G20: Ego tatmini mi, dünyanın kurtuluş umudu mu?
Resmi olarak G20'nin gündeminde istihdamın geleceği ve dünyanın beslenmesi yer alıyor. Ancak Buenos Aires'te bir kez daha güncel konuların belirleyici olacağı tahmin ediliyor: Yeniden alevlenen Ukrayna meselesi, ABD ile Çin arasındaki ticaret kavgası ve Kaşıkçı vakası. Avrupalı yorumcular, G20'nin bu konularda yapacaklarını bekliyor.
Büyük egolar için büyük bir sahne
Süddeutsche Zeitung'un zirveden beklentisi fazla değil:
“Ortada yapıcı bir düşünce yok, uzlaşıya varmaya yönelik hiçbir irade görülmüyor. Buenos Aires'tekine benzer zirve buluşmaları, ayaküstü görüşmeler için bir fırsat olarak görülüyor, dünyanın önemli aktörleri arasında bir tür speed dating (kısa ve yoğun görüşmeler). Herkes konuşuyor konuşmasına ama zirve gündemi ancak ikincil sırada, önemli olan egoların arzı endam edeceği sahne. Buenos Aires Trump ile Xi, Trump ile Putin arasındaki pogo danslarına, Sayın Erdoğan ve bin Selman'ın karşılaşmaması için yapılacak protokol kıvırmalarına sahne olacak. İyi politika izlenimi yaratmak için bu kadarı yeterli değil.”
AB'nin sözü geçmiyor
Dagens Nyheter benzer bir tereddütü dile getiriyor:
“Kimse bu zirvede birkaç göstermelik karardan fazlasının çıkacağını düşünmesin. ... Çin, devlet kapitalizmine dayalı ve giderek daha baskıcı hale gelen modelini sona erdirmeyi düşünmüyor. Aksine, son kırk yıl içinde sergilediği hızlı büyüme nedeniyle Çin, ordusunu güçlendirdi ve ABD'nin Asya'daki ve dünyanın başka köşelerindeki nüfuzunu sorgulamaya açtı. AB, Çin'in ekonomideki uygulamalarına haklı olarak itiraz ediyor ve burada ABD ile aynı cephede yer almak istiyor. Ancak bunun yerine AB'ye, ABD'nin yeni tavrından kaygılanmak kalıyor. Aynı zamanda AB, Trump'ın diğer ülkeleri dışlayacak bir şekilde Çin ile bir ticaret barışı imzalamasına seyirci kalacak.”

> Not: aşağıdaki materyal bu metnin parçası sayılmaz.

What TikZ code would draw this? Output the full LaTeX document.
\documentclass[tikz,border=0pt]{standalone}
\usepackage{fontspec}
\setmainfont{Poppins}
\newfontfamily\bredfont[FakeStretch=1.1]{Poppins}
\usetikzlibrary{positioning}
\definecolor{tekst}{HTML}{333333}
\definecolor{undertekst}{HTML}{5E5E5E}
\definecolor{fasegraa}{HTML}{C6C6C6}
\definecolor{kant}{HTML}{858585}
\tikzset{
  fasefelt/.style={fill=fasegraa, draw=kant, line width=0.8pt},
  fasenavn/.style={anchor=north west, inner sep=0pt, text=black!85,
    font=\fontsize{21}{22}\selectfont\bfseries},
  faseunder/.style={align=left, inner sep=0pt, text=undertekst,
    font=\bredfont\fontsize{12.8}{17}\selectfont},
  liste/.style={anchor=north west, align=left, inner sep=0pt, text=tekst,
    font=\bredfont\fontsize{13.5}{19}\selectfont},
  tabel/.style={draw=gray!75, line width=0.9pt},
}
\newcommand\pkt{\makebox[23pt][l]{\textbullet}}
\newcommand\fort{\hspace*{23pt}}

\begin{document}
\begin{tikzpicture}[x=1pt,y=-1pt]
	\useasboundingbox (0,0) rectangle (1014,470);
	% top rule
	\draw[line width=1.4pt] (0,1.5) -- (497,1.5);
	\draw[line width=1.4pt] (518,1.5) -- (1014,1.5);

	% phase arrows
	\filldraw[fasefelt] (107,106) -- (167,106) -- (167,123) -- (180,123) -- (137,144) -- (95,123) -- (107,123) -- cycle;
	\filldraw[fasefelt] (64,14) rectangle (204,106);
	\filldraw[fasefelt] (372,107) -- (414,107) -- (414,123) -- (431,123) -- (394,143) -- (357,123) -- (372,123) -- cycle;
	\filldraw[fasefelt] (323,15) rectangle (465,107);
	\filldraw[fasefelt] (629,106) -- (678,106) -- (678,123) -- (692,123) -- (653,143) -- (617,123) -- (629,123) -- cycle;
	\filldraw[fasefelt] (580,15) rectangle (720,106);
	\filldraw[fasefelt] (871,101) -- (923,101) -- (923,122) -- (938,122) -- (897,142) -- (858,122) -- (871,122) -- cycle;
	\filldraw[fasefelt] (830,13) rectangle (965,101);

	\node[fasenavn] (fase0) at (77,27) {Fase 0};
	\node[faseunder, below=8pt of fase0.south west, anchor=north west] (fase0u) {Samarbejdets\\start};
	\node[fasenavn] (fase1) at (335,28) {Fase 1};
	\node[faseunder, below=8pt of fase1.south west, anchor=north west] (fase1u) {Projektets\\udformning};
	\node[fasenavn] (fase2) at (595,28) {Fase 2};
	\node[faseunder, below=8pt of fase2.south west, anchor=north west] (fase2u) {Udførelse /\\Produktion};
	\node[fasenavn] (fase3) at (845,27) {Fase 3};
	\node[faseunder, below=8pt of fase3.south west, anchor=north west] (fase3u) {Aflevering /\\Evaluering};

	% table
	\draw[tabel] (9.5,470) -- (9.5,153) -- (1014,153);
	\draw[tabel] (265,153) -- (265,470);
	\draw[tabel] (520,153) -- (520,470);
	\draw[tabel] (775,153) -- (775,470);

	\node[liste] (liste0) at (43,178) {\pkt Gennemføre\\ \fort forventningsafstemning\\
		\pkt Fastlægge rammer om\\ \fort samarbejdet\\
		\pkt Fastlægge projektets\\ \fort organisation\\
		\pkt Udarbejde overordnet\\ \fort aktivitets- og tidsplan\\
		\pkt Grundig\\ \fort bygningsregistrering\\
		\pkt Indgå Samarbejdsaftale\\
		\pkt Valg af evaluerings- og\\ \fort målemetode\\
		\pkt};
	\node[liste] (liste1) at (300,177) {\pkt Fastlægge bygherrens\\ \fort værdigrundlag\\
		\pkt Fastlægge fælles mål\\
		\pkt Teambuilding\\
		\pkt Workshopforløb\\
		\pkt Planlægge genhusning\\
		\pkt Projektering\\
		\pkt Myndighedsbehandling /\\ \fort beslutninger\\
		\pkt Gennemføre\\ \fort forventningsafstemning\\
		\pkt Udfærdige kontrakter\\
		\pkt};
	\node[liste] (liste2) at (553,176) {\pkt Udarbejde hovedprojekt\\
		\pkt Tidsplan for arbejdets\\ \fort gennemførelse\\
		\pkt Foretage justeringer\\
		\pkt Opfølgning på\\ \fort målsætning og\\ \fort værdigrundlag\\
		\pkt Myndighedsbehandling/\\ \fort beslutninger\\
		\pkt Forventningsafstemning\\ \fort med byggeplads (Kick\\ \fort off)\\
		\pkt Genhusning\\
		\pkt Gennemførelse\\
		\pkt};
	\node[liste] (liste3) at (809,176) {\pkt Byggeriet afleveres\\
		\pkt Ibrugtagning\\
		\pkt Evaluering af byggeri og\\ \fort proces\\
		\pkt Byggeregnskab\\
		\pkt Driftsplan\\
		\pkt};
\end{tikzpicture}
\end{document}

Bu forum hiç bu kadar önemli olmamıştı
Buna karşın The Times, G20 formatındaki buluşmaları bölgeler üzeri sorunları çözmek için eşsiz bir fırsat olarak değerlendiriyor:
“G20'nin günümüzdeki rolü eskisinden daha önemli görünüyor. BM Genel Kurulu dışında dünyanın süper güçlerini bir araya getirebilen yegane oluşum bu zirveler. ... Elbette ikili düzeyde imzalanan anlaşmalar önemli olmayı sürdürüyor, ancak bunlar hiçbir zaman istikrarın garantörü olamayacak. Dünya, mevcut durumda içinde bulunduğu bu jeopolitik istikrarsızlıktan, ancak güçlü küresel kararlar üzerine varılmış yeni bir uzlaşıya öncelik tanıyarak çıkabilir. G20 buluşmaları bunun için şimdilik elimizdeki en iyi fırsat -her ne kadar başta umutlar suya düşecek gibi görünse de.”
Trump'ın hasımları Ukrayna'yı düşünmüyor
Bir süre kararsızlığın ardından Trump, zirve sırasında Putin ile yapacağı ikili görüşmeyi son anda iptal etti. Siyasetbilimci Volodimir Volya'nın Korrespondent'te yazdığı üzere, bu Ukrayna için kötü haber:
“Başkan Trump'ın iç siyasetteki rakipleri sayesinde bu buluşma gerçekleşmeyecek. Keşke biraz da Ukrayna'yı düşünseler. ... Ama onların birincil önceliği, bir kez daha nasıl Trump'la karşılaşabilecekleri. Cumhurbaşkanı Poroşenko, Putin ile görüşmeyi iptal etmesi nedeniyle Trump'ı övdü ve Twitter'da şunu yazdı: 'Gerçek devlet adamları böyle davranır!' Peki bu durumda, zirvede Rusya devlet başkanıyla Kerç olayını ve Ukraynalı tayfaların evlerine dönmesini görüşme niyetlerini açıklayan Almanya, Türkiye ve diğer ülke liderlerinin hali ne olacak şimdi?”